Duty barrister schemes


The Duty Barrister Scheme is an initiative of the New South Wales Bar Association. It was introduced to particular Local Courts to help people who cannot afford a lawyer, who do not qualify for legal aid and who have a matter before the court on the day.

If you need legal advice and want a lawyer to argue your case in court, then the Duty Barrister can help you. You have the right to represent yourself but this could mean that your case is delayed or risk not arguing your case properly.

Every day, a barrister is on ‘duty’ at the court to advise you and if appropriate represent you. All Duty Barristers are fully qualified - they are not law students. They do not work for the court or the government. They participate in the Duty Barrister Schemes because they believe that all people have the right to legal representation.

What criminal offences are covered by the Schemes?

At Local Courts, magistrates hear cases and arguments about people who have been charged with an offence. If the person is guilty then the magistrate orders a sentence, for example, a fine, community service orders, jail sentence.

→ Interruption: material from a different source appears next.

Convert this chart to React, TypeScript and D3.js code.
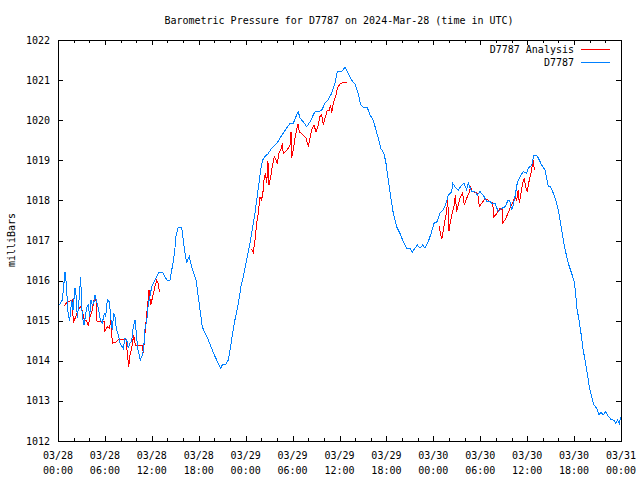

In all instances, you can appeal the magistrate’s decision to the District Court. A Duty Barrister may provide advice about this process. Here are some of the offences which the Duty Barrister can handle:

  • Driving whilst under the influence of alcohol
  • Speeding and other traffic offences
  • Shop lifting
  • Drug matters
  • Domestic violence matters
  • Centrelink prosecutions

If the offence you have been charged with is not on this list, you may still contact the Duty Barrister.

How doES the Duty Barrister Schemes work?

If you need a Duty Barrister for Criminal Matters go to the Duty Barrister Room on Level 5 of the Downing Centre.

Explain simply and clearly what you have been charged with or what your case is about. Bring all forms and any evidence which you think will help you. The Duty Barrister will explain any options you have and how your case will be handled. You will also be told what you are likely to be asked by the magistrate.

The Duty Barrister will present your case to the magistrate. The magistrate and prosecutor may ask you some questions before the magistrate makes a decision. The Duty Barrister will represent you in court on the day. You must go to the Duty Barrister as soon as you can so that your case can be prepared. If your case is postponed for another day, the Duty Barrister will advise you what arrangements need to be made.

There is no guarantee that the same Duty Barrister will act for you on the next occasion.

What will it cost?

There is no charge for what the Duty Barrister does for you on the day however if your matter is stood over to another date and you brief that barrister privately, There may be a cost to you.